Changes in travel, psychosocial burden and adverse mental health among people seeking abortion pre- and post-Dobbs v Jackson Women’s Health Organization
Abortion
Awarded 2024
Traveling to abortion care, post-Dobbs
M. Antonia Biggs, PhD
University of California, San Francisco
$250,000

Background: Since the Dobbs v Jackson Women’s Health decision, more people travel across state lines to access facility-based abortion care. However, interstate travel can come at an emotional and financial cost, disproportionately affecting the most structurally oppressed and marginalized individuals. As part of our 2019 pre-Dobbs Burden Study, we documented how psychosocial burden accessing facility-based abortion care (i.e. structural challenges, reduced autonomy, pregnancy decision-making, concerns about other people’s reactions), unwanted disclosure about the abortion decision due to travel, and delay-causing obstacles, were associated with poorer mental health [1–5]. The proposed study will leverage existing pre-Dobbs data to document changes since Dobbs in these key psychosocial outcomes and explore whether social location is associated with differential changes in study outcomes.
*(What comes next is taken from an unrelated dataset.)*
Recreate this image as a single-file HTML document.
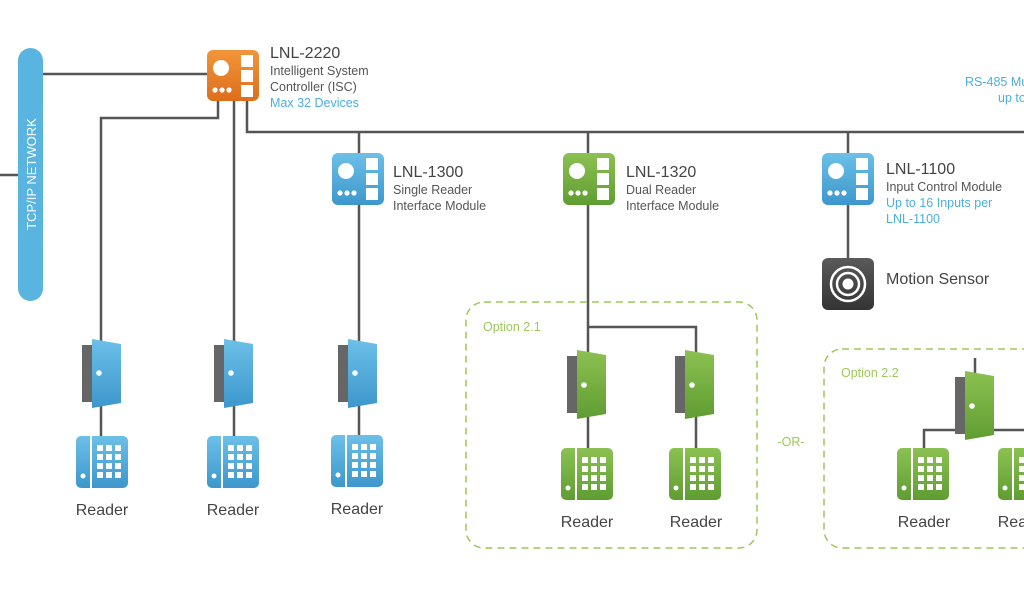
<!DOCTYPE html>
<html><head><meta charset="utf-8"><style>
html,body{margin:0;padding:0;background:#fff;width:1024px;height:600px;overflow:hidden}
svg{display:block}
text{font-family:"Liberation Sans",sans-serif}
</style></head><body>
<svg width="1024" height="600" viewBox="0 0 1024 600" xmlns="http://www.w3.org/2000/svg">
<defs>
<linearGradient id="gb" x1="0" y1="0" x2="0" y2="1"><stop offset="0" stop-color="#6cc0e8"/><stop offset="1" stop-color="#3d97cc"/></linearGradient>
<linearGradient id="gg" x1="0" y1="0" x2="0" y2="1"><stop offset="0" stop-color="#8cc152"/><stop offset="1" stop-color="#5f9d32"/></linearGradient>
<linearGradient id="go" x1="0" y1="0" x2="0" y2="1"><stop offset="0" stop-color="#f2953a"/><stop offset="1" stop-color="#dd6e1c"/></linearGradient>
<linearGradient id="gd" x1="0" y1="0" x2="0" y2="1"><stop offset="0" stop-color="#5a5a5a"/><stop offset="1" stop-color="#333"/></linearGradient>
<g id="mod">
<circle cx="14" cy="18" r="8" fill="#fff"/>
<rect x="34" y="5" width="12" height="12" fill="#fff"/><rect x="34" y="20" width="12" height="12" fill="#fff"/><rect x="34" y="35" width="12" height="12" fill="#fff"/>
<circle cx="8" cy="40" r="2.6" fill="#fff"/><circle cx="15" cy="40" r="2.6" fill="#fff"/><circle cx="22" cy="40" r="2.6" fill="#fff"/>
</g>
<g id="keys" fill="#fff">
<rect x="21" y="9" width="6" height="6"/><rect x="30" y="9" width="6" height="6"/><rect x="39" y="9" width="6" height="6"/>
<rect x="21" y="18" width="6" height="6"/><rect x="30" y="18" width="6" height="6"/><rect x="39" y="18" width="6" height="6"/>
<rect x="21" y="27" width="6" height="6"/><rect x="30" y="27" width="6" height="6"/><rect x="39" y="27" width="6" height="6"/>
<rect x="21" y="36" width="6" height="6"/><rect x="30" y="36" width="6" height="6"/><rect x="39" y="36" width="6" height="6"/>
<rect x="14" y="0" width="2" height="52"/>
<circle cx="7" cy="40" r="2.5"/>
</g>
</defs>

<g stroke="#555" stroke-width="2.5" fill="none">
<line x1="0" y1="175" x2="18" y2="175"/>
<line x1="43" y1="74" x2="207" y2="74"/>
<polyline points="218,101 218,118 101,118 101,470"/>
<line x1="234" y1="101" x2="234" y2="470"/>
<polyline points="247,101 247,132 1024,132"/>
<line x1="359" y1="132" x2="359" y2="470"/>
<line x1="588" y1="132" x2="588" y2="470"/>
<polyline points="588,327 696,327 696,470"/>
<line x1="848" y1="132" x2="848" y2="280"/>
<line x1="975" y1="358" x2="975" y2="400"/>
<polyline points="924,470 924,430 1024,430"/>
</g>

<rect x="18" y="48" width="25" height="253" rx="12.5" fill="#5ab4e0"/>
<text transform="translate(36,174) rotate(-90)" text-anchor="middle" font-size="13" fill="#fff">TCP/IP NETWORK</text>

<!-- controller -->
<rect x="207" y="50" width="52" height="51" rx="6" fill="url(#go)"/>
<use href="#mod" x="207" y="50"/>
<text x="270" y="58" font-size="16" fill="#444">LNL-2220</text>
<text x="270" y="75" font-size="12.5" fill="#555">Intelligent System</text>
<text x="270" y="91" font-size="12.5" fill="#555">Controller (ISC)</text>
<text x="270" y="107" font-size="12.5" fill="#4aaee0">Max 32 Devices</text>

<text x="965" y="86" font-size="12.5" fill="#4aaee0">RS-485 Multi-drop</text>
<text x="998" y="102" font-size="12.5" fill="#4aaee0">up to</text>

<!-- modules -->
<rect x="332" y="153" width="52" height="52" rx="6" fill="url(#gb)"/><use href="#mod" x="332" y="153"/>
<text x="393" y="177" font-size="16" fill="#444">LNL-1300</text>
<text x="393" y="194" font-size="12.5" fill="#555">Single Reader</text>
<text x="393" y="210" font-size="12.5" fill="#555">Interface Module</text>

<rect x="563" y="153" width="52" height="52" rx="6" fill="url(#gg)"/><use href="#mod" x="563" y="153"/>
<text x="626" y="177" font-size="16" fill="#444">LNL-1320</text>
<text x="626" y="194" font-size="12.5" fill="#555">Dual Reader</text>
<text x="626" y="210" font-size="12.5" fill="#555">Interface Module</text>

<rect x="822" y="153" width="52" height="52" rx="6" fill="url(#gb)"/><use href="#mod" x="822" y="153"/>
<text x="886" y="174" font-size="16" fill="#444">LNL-1100</text>
<text x="886" y="191" font-size="12.5" fill="#555">Input Control Module</text>
<text x="886" y="207" font-size="12.5" fill="#4aaee0">Up to 16 Inputs per</text>
<text x="886" y="223" font-size="12.5" fill="#4aaee0">LNL-1100</text>

<rect x="822" y="258" width="52" height="52" rx="6" fill="url(#gd)"/>
<g fill="none" stroke="#fff" stroke-width="2.5"><circle cx="848" cy="284" r="17"/><circle cx="848" cy="284" r="11"/></g>
<circle cx="848" cy="284" r="5.5" fill="#fff"/>
<text x="886" y="284" font-size="16" fill="#444">Motion Sensor</text>

<!-- blue doors/readers -->
<g id="bd1">
<rect x="82" y="345" width="11" height="57" fill="#666"/>
<polygon points="92,339 121,344 121,403 92,408" fill="url(#gb)"/>
<circle cx="99" cy="373" r="2.8" fill="#fff"/>
</g>
<use href="#bd1" x="132"/>
<use href="#bd1" x="256"/>
<rect x="76" y="436" width="52" height="52" rx="5" fill="url(#gb)"/><use href="#keys" x="76" y="436"/>
<rect x="207" y="436" width="52" height="52" rx="5" fill="url(#gb)"/><use href="#keys" x="207" y="436"/>
<rect x="331" y="435" width="52" height="52" rx="5" fill="url(#gb)"/><use href="#keys" x="331" y="435"/>
<text x="102" y="515" font-size="16" fill="#444" text-anchor="middle">Reader</text>
<text x="233" y="515" font-size="16" fill="#444" text-anchor="middle">Reader</text>
<text x="357" y="514" font-size="16" fill="#444" text-anchor="middle">Reader</text>

<!-- option 2.1 -->
<rect x="466" y="302" width="291" height="246" rx="18" fill="none" stroke="#9cc95a" stroke-width="1.5" stroke-dasharray="7,5"/>
<text x="483" y="331" font-size="12.5" fill="#9cc95a">Option 2.1</text>
<g id="gd1">
<rect x="567" y="356" width="11" height="57" fill="#666"/>
<polygon points="577,350 606,355 606,414 577,419" fill="url(#gg)"/>
<circle cx="584" cy="385" r="2.8" fill="#fff"/>
</g>
<use href="#gd1" x="108"/>
<rect x="561" y="448" width="52" height="52" rx="5" fill="url(#gg)"/><use href="#keys" x="561" y="448"/>
<rect x="669" y="448" width="52" height="52" rx="5" fill="url(#gg)"/><use href="#keys" x="669" y="448"/>
<text x="587" y="527" font-size="16" fill="#444" text-anchor="middle">Reader</text>
<text x="696" y="527" font-size="16" fill="#444" text-anchor="middle">Reader</text>

<text x="791" y="446" font-size="12.5" fill="#9cc95a" text-anchor="middle">-OR-</text>

<!-- option 2.2 -->
<rect x="824" y="349" width="230" height="199" rx="18" fill="none" stroke="#9cc95a" stroke-width="1.5" stroke-dasharray="7,5"/>
<text x="841" y="377" font-size="12.5" fill="#9cc95a">Option 2.2</text>
<use href="#gd1" x="388" y="21"/>
<rect x="897" y="448" width="52" height="52" rx="5" fill="url(#gg)"/><use href="#keys" x="897" y="448"/>
<rect x="998" y="448" width="52" height="52" rx="5" fill="url(#gg)"/><use href="#keys" x="998" y="448"/>
<text x="924" y="527" font-size="16" fill="#444" text-anchor="middle">Reader</text>
<text x="1024" y="527" font-size="16" fill="#444" text-anchor="middle">Reader</text>
</svg>
</body></html>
Methods: Using a pre-post comparison group design, we will build on pre-Dobbs Burden Study data (N=784) and recruit an additional 800 post-Dobbs patients (total N>~1,500) seeking abortion from five clinics in California, Illinois and New Mexico. We will use multivariable regression analyses with group (instate vs out-of-state) by time (pre-Dobbs vs post Dobbs) as the primary independent variable to document changes in travel, psychosocial burden, adverse mental health, and other outcomes since Dobbs.
Conclusions: This study will contribute novel and robust quantitative evidence on the psychosocial impact of interstate travel for abortion care due to Dobbs. Findings will inform strategies to facilitate access to abortion care among people who need to travel and support future qualitative work to explore more deeply people’s travel experiences and support people’s psychological and emotional well-being.